### SUPPLIED RECORDS

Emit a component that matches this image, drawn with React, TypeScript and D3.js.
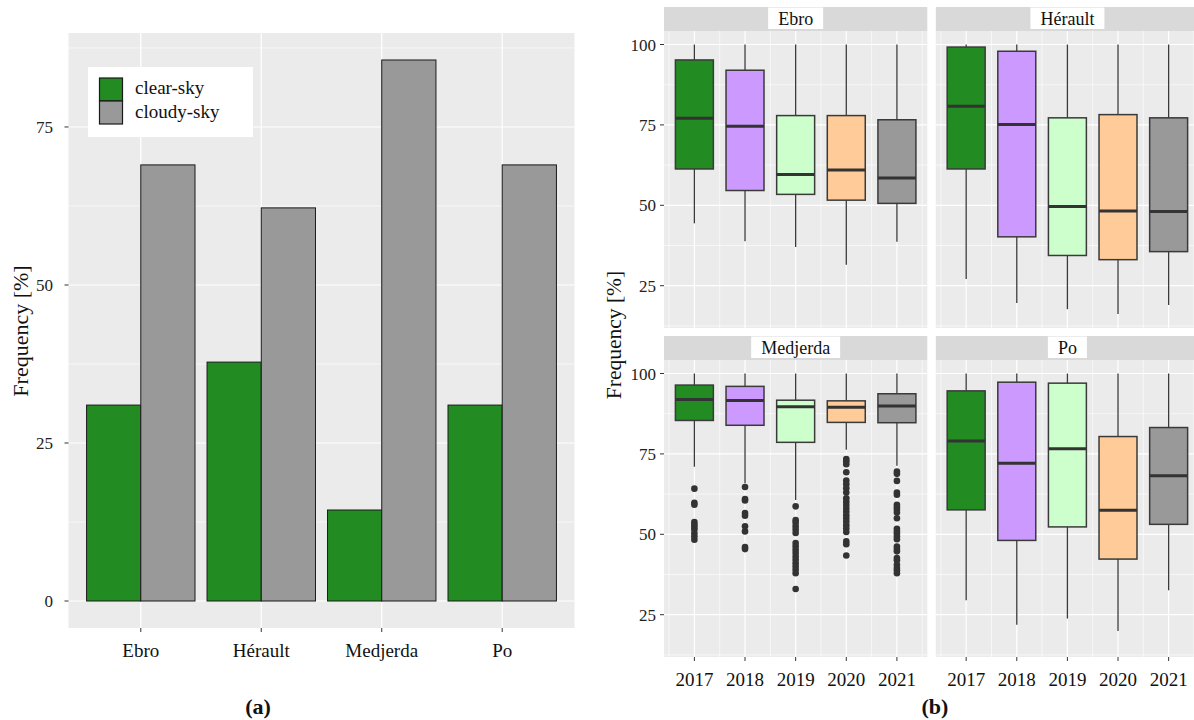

...

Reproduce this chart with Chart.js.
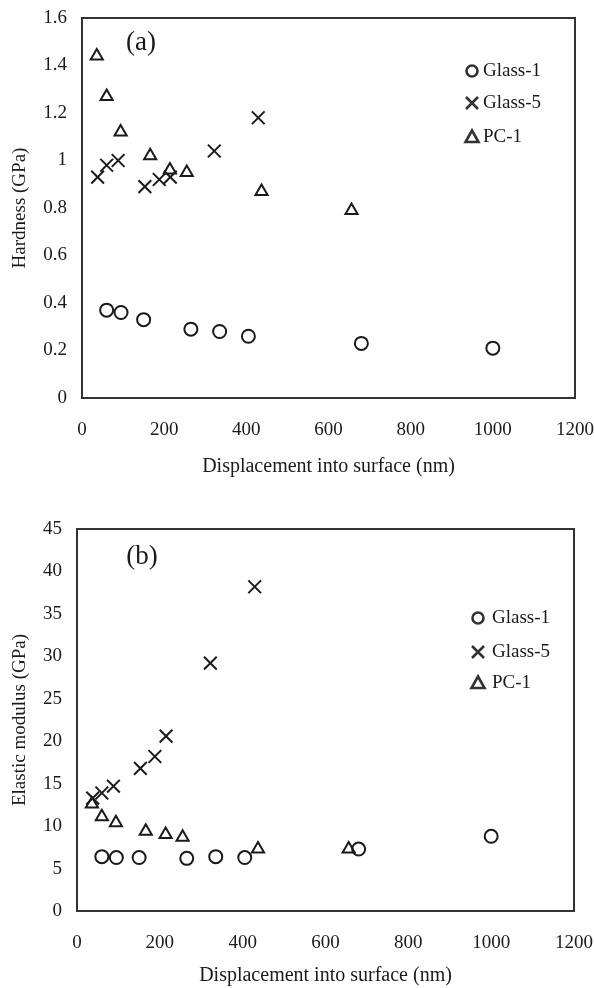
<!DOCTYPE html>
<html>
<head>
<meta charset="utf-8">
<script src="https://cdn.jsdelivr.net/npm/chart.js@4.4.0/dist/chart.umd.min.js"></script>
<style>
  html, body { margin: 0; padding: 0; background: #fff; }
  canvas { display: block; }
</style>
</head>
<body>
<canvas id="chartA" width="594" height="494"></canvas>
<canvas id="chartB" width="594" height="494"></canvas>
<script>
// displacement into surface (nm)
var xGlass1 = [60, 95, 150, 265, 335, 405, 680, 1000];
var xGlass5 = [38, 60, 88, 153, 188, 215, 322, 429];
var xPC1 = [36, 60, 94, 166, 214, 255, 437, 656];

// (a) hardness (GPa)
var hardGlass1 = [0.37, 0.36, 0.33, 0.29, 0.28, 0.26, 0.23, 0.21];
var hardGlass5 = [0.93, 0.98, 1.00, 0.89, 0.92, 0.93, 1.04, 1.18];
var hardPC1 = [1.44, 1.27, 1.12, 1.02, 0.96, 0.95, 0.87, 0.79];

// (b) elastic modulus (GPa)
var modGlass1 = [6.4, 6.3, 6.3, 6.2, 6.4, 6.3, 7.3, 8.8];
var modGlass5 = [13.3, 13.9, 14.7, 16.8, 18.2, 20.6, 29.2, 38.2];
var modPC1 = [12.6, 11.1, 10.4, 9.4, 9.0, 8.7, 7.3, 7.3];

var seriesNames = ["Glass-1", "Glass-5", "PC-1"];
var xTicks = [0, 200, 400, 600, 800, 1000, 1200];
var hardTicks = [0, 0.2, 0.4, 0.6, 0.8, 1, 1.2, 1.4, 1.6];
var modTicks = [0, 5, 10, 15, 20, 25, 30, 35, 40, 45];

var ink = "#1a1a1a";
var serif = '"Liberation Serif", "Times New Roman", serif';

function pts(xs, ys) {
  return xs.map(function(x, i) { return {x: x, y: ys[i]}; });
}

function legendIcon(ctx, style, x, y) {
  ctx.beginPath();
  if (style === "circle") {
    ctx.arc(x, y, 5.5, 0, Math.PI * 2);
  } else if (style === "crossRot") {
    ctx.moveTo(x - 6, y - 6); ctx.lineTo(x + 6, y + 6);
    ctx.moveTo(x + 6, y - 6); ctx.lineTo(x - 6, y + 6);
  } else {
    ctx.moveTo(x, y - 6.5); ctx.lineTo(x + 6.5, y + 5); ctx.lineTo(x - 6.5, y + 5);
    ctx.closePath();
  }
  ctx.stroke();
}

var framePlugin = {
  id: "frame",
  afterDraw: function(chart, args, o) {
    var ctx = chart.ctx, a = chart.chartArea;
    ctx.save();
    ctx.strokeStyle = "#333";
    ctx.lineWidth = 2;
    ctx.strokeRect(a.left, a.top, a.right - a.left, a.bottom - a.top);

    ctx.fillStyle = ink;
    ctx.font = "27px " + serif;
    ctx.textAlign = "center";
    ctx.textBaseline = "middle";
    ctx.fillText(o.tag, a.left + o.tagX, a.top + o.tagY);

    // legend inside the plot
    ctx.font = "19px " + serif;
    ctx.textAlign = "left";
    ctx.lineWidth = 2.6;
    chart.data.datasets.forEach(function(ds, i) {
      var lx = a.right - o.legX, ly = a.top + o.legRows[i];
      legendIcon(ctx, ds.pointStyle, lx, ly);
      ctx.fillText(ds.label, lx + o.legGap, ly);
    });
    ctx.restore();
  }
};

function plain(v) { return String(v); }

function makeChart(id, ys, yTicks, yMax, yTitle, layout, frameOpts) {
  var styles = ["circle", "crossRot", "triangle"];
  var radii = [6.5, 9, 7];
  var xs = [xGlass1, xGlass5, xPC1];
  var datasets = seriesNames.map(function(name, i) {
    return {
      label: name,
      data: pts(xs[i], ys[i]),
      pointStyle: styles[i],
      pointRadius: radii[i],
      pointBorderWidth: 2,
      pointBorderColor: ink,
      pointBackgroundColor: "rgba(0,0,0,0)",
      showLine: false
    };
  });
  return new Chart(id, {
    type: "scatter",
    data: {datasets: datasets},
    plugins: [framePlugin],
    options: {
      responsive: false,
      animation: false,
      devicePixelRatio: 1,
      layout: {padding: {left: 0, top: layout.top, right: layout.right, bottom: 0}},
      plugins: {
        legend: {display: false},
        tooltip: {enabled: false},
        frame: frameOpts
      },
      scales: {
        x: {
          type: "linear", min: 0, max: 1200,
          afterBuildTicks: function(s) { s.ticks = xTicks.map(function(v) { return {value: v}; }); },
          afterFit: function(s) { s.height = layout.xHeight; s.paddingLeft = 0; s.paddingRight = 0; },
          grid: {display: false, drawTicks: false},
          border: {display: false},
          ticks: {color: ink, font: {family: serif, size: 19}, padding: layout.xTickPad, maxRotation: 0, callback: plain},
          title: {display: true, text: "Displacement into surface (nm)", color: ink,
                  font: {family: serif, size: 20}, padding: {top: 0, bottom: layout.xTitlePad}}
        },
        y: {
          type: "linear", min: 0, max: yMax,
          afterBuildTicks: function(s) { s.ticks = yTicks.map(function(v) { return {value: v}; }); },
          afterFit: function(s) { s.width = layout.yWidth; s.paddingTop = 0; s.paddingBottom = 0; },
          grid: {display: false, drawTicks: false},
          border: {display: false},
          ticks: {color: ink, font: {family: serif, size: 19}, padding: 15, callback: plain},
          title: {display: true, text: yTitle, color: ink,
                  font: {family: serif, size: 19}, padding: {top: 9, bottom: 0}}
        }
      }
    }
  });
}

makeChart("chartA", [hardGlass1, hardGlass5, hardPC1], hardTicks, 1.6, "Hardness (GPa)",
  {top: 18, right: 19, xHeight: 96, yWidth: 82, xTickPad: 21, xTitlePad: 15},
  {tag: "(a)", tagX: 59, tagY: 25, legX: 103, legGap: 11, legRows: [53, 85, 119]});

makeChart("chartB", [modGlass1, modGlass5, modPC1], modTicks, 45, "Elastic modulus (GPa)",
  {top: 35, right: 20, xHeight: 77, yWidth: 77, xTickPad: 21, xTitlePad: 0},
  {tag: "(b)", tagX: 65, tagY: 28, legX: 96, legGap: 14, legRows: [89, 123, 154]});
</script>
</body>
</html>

...

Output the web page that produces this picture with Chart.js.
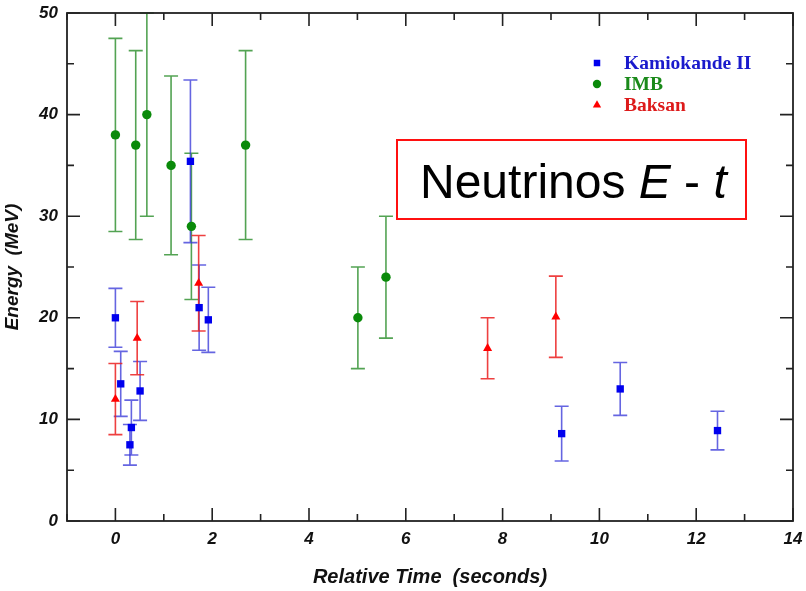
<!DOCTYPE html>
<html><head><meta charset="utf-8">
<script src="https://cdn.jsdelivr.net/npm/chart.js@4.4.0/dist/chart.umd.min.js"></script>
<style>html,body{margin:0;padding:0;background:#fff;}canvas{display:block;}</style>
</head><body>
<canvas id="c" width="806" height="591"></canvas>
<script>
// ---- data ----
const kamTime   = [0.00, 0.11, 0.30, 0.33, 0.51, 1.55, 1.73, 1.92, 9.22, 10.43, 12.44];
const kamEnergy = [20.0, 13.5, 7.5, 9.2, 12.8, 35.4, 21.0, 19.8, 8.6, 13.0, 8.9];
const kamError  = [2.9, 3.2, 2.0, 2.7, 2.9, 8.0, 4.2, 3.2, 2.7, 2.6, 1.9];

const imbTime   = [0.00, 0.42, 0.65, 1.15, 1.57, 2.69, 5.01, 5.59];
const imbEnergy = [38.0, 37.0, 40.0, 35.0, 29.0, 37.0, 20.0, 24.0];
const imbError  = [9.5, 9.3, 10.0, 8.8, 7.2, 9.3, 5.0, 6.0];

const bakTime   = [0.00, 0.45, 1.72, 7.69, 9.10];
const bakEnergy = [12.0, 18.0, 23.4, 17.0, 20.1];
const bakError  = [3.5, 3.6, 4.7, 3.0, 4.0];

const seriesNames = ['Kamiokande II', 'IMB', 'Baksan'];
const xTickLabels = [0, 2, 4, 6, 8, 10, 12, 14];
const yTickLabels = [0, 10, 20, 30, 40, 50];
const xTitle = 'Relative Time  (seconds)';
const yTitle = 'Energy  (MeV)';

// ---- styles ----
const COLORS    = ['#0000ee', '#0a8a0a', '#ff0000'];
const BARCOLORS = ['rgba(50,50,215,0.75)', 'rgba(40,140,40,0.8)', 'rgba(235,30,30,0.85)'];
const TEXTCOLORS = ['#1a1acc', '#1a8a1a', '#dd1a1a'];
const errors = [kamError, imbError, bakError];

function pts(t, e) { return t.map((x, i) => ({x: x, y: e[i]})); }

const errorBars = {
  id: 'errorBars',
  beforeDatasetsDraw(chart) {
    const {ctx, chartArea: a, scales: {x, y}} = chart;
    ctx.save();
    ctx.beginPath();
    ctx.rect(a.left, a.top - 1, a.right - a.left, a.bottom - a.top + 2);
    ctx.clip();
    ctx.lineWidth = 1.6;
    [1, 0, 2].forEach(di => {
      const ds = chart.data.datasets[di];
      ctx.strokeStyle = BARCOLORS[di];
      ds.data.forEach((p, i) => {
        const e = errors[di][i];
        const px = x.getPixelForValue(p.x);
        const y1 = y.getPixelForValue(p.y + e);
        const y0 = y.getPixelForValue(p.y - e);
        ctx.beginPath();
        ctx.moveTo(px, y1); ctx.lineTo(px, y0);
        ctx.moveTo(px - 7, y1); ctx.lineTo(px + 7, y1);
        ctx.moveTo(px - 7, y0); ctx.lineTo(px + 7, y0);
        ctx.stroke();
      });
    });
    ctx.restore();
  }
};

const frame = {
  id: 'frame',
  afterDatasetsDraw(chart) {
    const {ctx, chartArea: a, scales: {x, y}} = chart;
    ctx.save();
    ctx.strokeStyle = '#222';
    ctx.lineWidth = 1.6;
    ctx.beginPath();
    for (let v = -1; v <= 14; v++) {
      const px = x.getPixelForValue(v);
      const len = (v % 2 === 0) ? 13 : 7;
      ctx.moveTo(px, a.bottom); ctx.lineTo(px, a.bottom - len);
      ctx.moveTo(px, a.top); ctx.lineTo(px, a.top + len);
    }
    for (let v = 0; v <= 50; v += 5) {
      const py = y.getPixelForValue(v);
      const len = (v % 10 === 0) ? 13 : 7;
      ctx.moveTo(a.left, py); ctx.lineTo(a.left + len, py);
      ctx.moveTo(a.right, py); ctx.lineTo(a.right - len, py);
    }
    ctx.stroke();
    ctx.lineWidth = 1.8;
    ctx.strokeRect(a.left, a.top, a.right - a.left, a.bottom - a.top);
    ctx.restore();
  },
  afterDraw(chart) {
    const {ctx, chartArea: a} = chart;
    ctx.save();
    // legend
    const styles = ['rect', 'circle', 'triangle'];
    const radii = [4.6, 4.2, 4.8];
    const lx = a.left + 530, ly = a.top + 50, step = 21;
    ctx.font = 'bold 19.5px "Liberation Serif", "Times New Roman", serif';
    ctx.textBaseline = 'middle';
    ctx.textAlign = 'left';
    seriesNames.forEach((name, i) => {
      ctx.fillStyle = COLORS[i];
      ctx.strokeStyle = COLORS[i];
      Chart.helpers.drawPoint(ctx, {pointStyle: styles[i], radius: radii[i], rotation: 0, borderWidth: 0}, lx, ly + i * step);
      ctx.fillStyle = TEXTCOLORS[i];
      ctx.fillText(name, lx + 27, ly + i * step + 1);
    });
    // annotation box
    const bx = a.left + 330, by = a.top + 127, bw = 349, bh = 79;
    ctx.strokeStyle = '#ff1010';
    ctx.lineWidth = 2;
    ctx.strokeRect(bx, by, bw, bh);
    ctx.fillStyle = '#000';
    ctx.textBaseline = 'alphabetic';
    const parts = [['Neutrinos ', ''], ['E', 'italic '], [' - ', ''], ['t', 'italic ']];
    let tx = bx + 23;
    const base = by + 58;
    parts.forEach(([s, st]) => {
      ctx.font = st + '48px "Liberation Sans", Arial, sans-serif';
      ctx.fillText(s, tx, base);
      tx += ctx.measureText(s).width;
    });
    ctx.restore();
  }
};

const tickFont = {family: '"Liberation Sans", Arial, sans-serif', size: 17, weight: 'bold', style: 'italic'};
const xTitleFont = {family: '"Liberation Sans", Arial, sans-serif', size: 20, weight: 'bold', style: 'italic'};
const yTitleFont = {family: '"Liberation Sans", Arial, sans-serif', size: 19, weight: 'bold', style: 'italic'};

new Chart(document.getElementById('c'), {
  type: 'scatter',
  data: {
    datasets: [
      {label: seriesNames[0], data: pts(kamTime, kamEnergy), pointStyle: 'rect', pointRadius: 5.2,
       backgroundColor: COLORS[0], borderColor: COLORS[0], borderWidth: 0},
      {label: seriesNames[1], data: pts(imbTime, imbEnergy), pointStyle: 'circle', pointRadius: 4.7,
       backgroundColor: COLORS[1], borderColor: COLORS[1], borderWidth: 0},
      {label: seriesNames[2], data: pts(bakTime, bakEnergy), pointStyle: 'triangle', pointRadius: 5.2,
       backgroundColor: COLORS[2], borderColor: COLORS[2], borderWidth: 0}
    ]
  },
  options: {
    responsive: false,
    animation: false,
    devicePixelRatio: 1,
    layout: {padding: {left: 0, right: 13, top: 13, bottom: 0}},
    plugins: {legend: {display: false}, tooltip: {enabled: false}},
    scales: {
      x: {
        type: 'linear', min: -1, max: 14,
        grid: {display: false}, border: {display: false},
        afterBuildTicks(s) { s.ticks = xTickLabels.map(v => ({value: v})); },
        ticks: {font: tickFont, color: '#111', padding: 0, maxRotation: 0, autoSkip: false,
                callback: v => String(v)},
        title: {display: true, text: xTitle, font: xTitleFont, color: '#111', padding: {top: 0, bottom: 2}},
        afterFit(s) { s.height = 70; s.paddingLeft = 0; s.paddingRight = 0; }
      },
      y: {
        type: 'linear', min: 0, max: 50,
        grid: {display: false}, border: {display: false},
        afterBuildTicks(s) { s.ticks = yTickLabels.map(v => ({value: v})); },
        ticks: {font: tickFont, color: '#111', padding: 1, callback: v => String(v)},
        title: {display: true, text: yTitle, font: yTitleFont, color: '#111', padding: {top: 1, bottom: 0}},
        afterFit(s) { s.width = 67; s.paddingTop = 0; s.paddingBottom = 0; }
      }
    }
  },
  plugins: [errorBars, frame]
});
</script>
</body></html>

### PROMPT
Above are some records; extract exactly the lines from the one containing "Reproduce this chart with Chart.js." through the one containing "35, 40, 45];" and drop the pictures.

### SOLUTION TO THE PROBLEM
Reproduce this chart with Chart.js.
<!DOCTYPE html>
<html>
<head>
<meta charset="utf-8">
<script src="https://cdn.jsdelivr.net/npm/chart.js@4.4.0/dist/chart.umd.min.js"></script>
<style>
  html, body { margin: 0; padding: 0; background: #fff; }
  canvas { display: block; }
</style>
</head>
<body>
<canvas id="chartA" width="594" height="494"></canvas>
<canvas id="chartB" width="594" height="494"></canvas>
<script>
// displacement into surface (nm)
var xGlass1 = [60, 95, 150, 265, 335, 405, 680, 1000];
var xGlass5 = [38, 60, 88, 153, 188, 215, 322, 429];
var xPC1 = [36, 60, 94, 166, 214, 255, 437, 656];

// (a) hardness (GPa)
var hardGlass1 = [0.37, 0.36, 0.33, 0.29, 0.28, 0.26, 0.23, 0.21];
var hardGlass5 = [0.93, 0.98, 1.00, 0.89, 0.92, 0.93, 1.04, 1.18];
var hardPC1 = [1.44, 1.27, 1.12, 1.02, 0.96, 0.95, 0.87, 0.79];

// (b) elastic modulus (GPa)
var modGlass1 = [6.4, 6.3, 6.3, 6.2, 6.4, 6.3, 7.3, 8.8];
var modGlass5 = [13.3, 13.9, 14.7, 16.8, 18.2, 20.6, 29.2, 38.2];
var modPC1 = [12.6, 11.1, 10.4, 9.4, 9.0, 8.7, 7.3, 7.3];

var seriesNames = ["Glass-1", "Glass-5", "PC-1"];
var xTicks = [0, 200, 400, 600, 800, 1000, 1200];
var hardTicks = [0, 0.2, 0.4, 0.6, 0.8, 1, 1.2, 1.4, 1.6];
var modTicks = [0, 5, 10, 15, 20, 25, 30, 35, 40, 45];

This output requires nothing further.